---------- PROVIDED MATERIAL
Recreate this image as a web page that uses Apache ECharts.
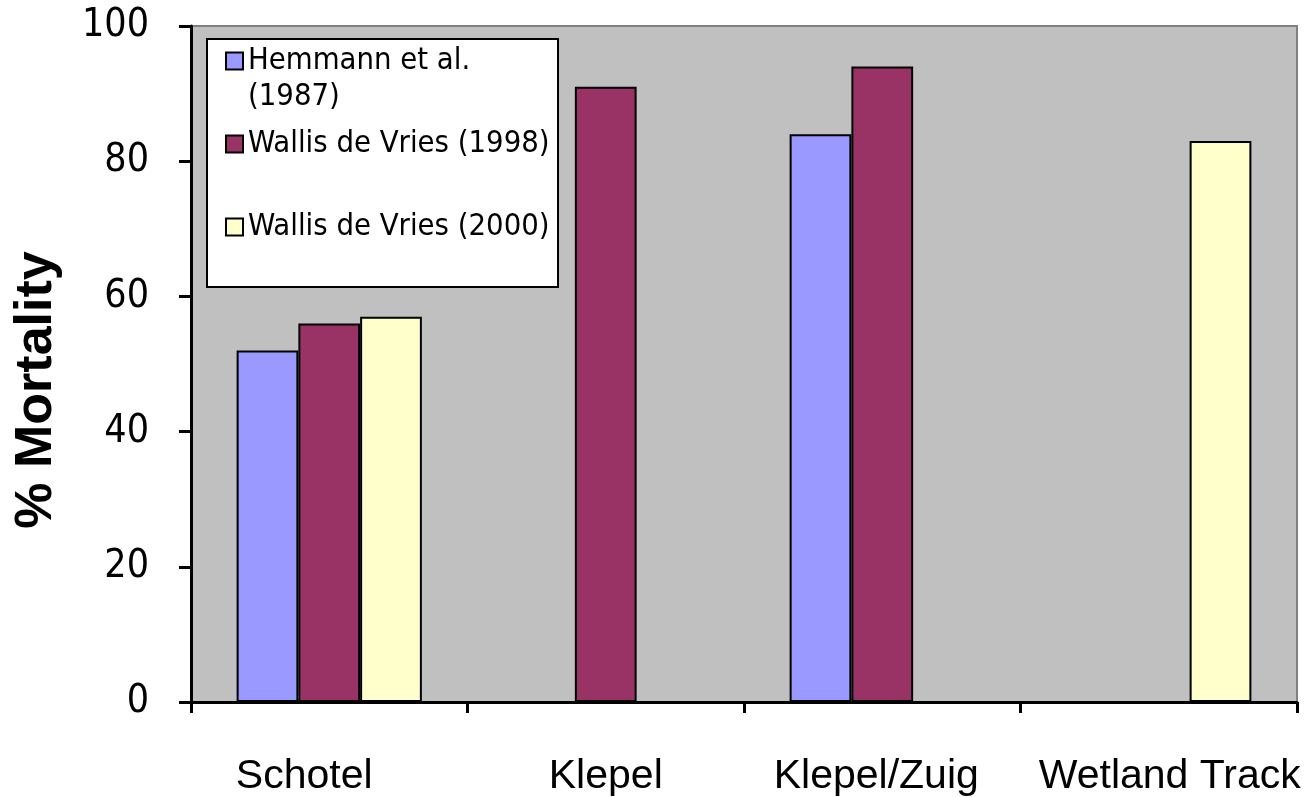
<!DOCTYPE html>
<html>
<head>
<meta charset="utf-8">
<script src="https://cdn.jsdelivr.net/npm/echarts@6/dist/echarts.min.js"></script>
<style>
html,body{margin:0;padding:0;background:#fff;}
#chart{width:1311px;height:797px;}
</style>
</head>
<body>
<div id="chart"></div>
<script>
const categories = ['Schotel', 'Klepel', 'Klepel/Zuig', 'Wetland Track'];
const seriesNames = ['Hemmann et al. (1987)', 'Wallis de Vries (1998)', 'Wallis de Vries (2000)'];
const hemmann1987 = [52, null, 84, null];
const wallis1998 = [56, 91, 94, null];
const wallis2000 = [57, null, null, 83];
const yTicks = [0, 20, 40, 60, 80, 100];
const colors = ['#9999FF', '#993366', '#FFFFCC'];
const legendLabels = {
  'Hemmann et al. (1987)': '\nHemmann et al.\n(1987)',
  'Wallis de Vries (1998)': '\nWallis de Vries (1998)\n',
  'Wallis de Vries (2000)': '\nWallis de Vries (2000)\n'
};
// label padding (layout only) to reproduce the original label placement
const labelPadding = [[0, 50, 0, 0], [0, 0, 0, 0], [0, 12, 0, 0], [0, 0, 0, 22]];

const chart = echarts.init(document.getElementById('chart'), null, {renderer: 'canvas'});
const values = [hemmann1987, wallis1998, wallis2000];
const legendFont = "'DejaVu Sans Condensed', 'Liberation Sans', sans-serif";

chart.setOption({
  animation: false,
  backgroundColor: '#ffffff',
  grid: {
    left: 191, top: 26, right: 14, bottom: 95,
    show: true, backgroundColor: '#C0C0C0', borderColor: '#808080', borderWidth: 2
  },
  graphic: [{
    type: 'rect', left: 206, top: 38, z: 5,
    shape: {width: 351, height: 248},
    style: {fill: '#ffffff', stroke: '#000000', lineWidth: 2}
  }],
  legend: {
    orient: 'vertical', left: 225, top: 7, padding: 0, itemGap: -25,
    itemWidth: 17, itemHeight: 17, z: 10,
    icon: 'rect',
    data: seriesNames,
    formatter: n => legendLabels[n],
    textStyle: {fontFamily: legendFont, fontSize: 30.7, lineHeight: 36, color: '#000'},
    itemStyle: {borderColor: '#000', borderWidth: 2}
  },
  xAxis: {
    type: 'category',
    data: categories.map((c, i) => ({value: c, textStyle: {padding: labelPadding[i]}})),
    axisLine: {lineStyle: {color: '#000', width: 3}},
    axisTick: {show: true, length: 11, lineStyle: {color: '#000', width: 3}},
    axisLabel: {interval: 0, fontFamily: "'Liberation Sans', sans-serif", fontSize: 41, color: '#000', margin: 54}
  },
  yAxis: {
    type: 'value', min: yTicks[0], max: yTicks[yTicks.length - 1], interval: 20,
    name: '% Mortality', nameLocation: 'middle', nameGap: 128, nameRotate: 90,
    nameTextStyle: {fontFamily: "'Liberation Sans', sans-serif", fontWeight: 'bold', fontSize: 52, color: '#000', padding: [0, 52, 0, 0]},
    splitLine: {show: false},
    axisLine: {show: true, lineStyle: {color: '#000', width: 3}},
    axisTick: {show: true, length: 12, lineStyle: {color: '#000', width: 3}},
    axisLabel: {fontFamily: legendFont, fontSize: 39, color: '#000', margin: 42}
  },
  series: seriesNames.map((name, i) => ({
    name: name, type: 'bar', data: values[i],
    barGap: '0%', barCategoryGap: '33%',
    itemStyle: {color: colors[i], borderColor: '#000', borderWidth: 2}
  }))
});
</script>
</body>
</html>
--------------------
* PROMPT *
Transcribe the full listing character for character. Pictures are excluded.

* RIGHT ANSWER *
Recreate this image as a web page that uses Apache ECharts.
<!DOCTYPE html>
<html>
<head>
<meta charset="utf-8">
<script src="https://cdn.jsdelivr.net/npm/echarts@6/dist/echarts.min.js"></script>
<style>
html,body{margin:0;padding:0;background:#fff;}
#chart{width:1311px;height:797px;}
</style>
</head>
<body>
<div id="chart"></div>
<script>
const categories = ['Schotel', 'Klepel', 'Klepel/Zuig', 'Wetland Track'];
const seriesNames = ['Hemmann et al. (1987)', 'Wallis de Vries (1998)', 'Wallis de Vries (2000)'];
const hemmann1987 = [52, null, 84, null];
const wallis1998 = [56, 91, 94, null];
const wallis2000 = [57, null, null, 83];
const yTicks = [0, 20, 40, 60, 80, 100];
const colors = ['#9999FF', '#993366', '#FFFFCC'];
const legendLabels = {
  'Hemmann et al. (1987)': '\nHemmann et al.\n(1987)',
  'Wallis de Vries (1998)': '\nWallis de Vries (1998)\n',
  'Wallis de Vries (2000)': '\nWallis de Vries (2000)\n'
};
// label padding (layout only) to reproduce the original label placement
const labelPadding = [[0, 50, 0, 0], [0, 0, 0, 0], [0, 12, 0, 0], [0, 0, 0, 22]];

const chart = echarts.init(document.getElementById('chart'), null, {renderer: 'canvas'});
const values = [hemmann1987, wallis1998, wallis2000];
const legendFont = "'DejaVu Sans Condensed', 'Liberation Sans', sans-serif";

chart.setOption({
  animation: false,
  backgroundColor: '#ffffff',
  grid: {
    left: 191, top: 26, right: 14, bottom: 95,
    show: true, backgroundColor: '#C0C0C0', borderColor: '#808080', borderWidth: 2
  },
  graphic: [{
    type: 'rect', left: 206, top: 38, z: 5,
    shape: {width: 351, height: 248},
    style: {fill: '#ffffff', stroke: '#000000', lineWidth: 2}
  }],
  legend: {
    orient: 'vertical', left: 225, top: 7, padding: 0, itemGap: -25,
    itemWidth: 17, itemHeight: 17, z: 10,
    icon: 'rect',
    data: seriesNames,
    formatter: n => legendLabels[n],
    textStyle: {fontFamily: legendFont, fontSize: 30.7, lineHeight: 36, color: '#000'},
    itemStyle: {borderColor: '#000', borderWidth: 2}
  },
  xAxis: {
    type: 'category',
    data: categories.map((c, i) => ({value: c, textStyle: {padding: labelPadding[i]}})),
    axisLine: {lineStyle: {color: '#000', width: 3}},
    axisTick: {show: true, length: 11, lineStyle: {color: '#000', width: 3}},
    axisLabel: {interval: 0, fontFamily: "'Liberation Sans', sans-serif", fontSize: 41, color: '#000', margin: 54}
  },
  yAxis: {
    type: 'value', min: yTicks[0], max: yTicks[yTicks.length - 1], interval: 20,
    name: '% Mortality', nameLocation: 'middle', nameGap: 128, nameRotate: 90,
    nameTextStyle: {fontFamily: "'Liberation Sans', sans-serif", fontWeight: 'bold', fontSize: 52, color: '#000', padding: [0, 52, 0, 0]},
    splitLine: {show: false},
    axisLine: {show: true, lineStyle: {color: '#000', width: 3}},
    axisTick: {show: true, length: 12, lineStyle: {color: '#000', width: 3}},
    axisLabel: {fontFamily: legendFont, fontSize: 39, color: '#000', margin: 42}
  },
  series: seriesNames.map((name, i) => ({
    name: name, type: 'bar', data: values[i],
    barGap: '0%', barCategoryGap: '33%',
    itemStyle: {color: colors[i], borderColor: '#000', borderWidth: 2}
  }))
});
</script>
</body>
</html>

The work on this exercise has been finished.